The tide of white hatred toward Battle slowly eroded and turned after he saved a white cop's life in a street fight with African Americans in 1919. Then he was given special undercover assignments by the police commissioner, many involving Prohibition offenses.

But despite his high test scores, promotion came surprisingly only with the election the new mayor, Jimmy Walker, and with it another milestone, supervision of white police.

During the Depression, African Americans increasingly protested police violence and misconduct and many blamed Battle's involvement in a system that tolerated such abuses. Under Mayor Fiorello LaGuardia, the scant hiring of African American police increased . But there was still discrimination, so Battle joined in organizing the Guardians Association, a fraternal departmental organization of Black police to which he was elected president.

The New York Fire Dept.'s situation was similar.

In 1919, Wesley Williams scored extremely high on the written and physical tests but still needed political pull to become New York City's third African American Firefighter. In addition to a wall of silence and constant harassment, he was assigned to a Black bunk that no white fireman would use.

Williams survived his trial by fire, gaining wide but never official acclaim for his heroic rescues. Only after he won the departmental boxing championship - besting a white officer - was he widely accepted by white Firefighters.

Scoring high on the promotion test, he was promoted to lieutenant with supervisory responsibilities. But over the years, the number of Black firefighters grew very slowly and conditions for new Black Firefighters resembled Williams' initiation.

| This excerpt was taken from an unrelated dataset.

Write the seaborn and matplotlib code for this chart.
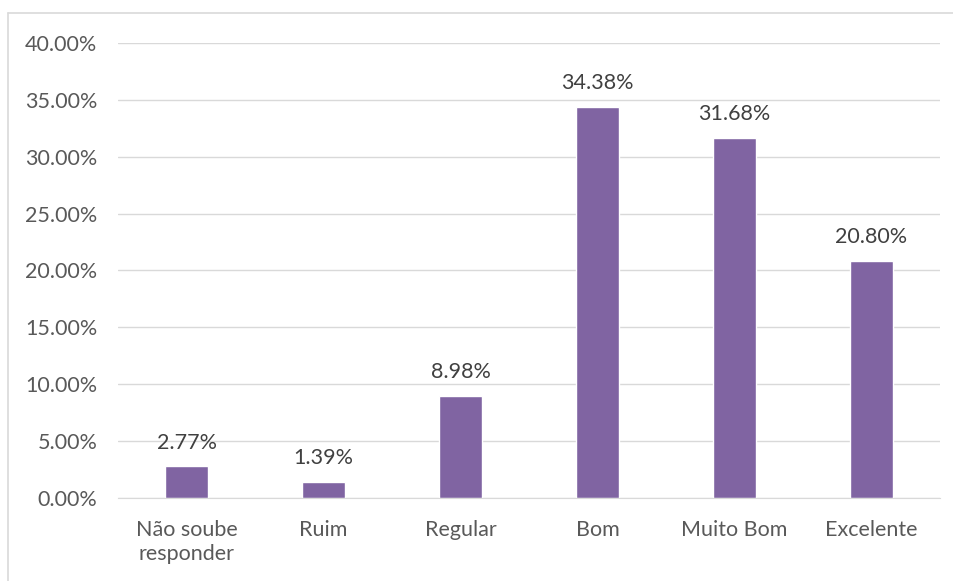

Williams became president of the newly formed Vulcan Society in 1944 to fight discrimination and increase hiring on the job. Yet, by the millennium, New York City had only about 300 Black firefighters - roughly 3 percent of the 11,000 Firefighters in a city with 2 million African Americans - because of an unfair civil service test and a lack of recruitment efforts. This led to a courtroom showdown between Mayor Michael R. Bloomberg and the Vulcans who had to battle not only city government but also an insular departmental culture that never saw their own inclusion as favoritism.

It was not until 2014 that the city settled the $98 million lawsuit that increased opportunity of African Americans, Latinos and women Firefighters.

Browne's and Otis' histories detailing institutionalized racism in the police and fire departments through successive city governments to the present day show the roots of problems we are still grappling with. Black unemployment is twice the national average even when candidates have similar backgrounds, and the FDNY's hiring improved only because of the Vulcan's agitation and a government lawsuit. The NYPD continues to be lacking in its recruitment procedures. And it is struggling with racialized police misconduct, which is endemic throughout the country, leading to nationwide protests that say Black lives matter.

Ken Nash recently retired as librarian of the DC 37 Education Fund Library.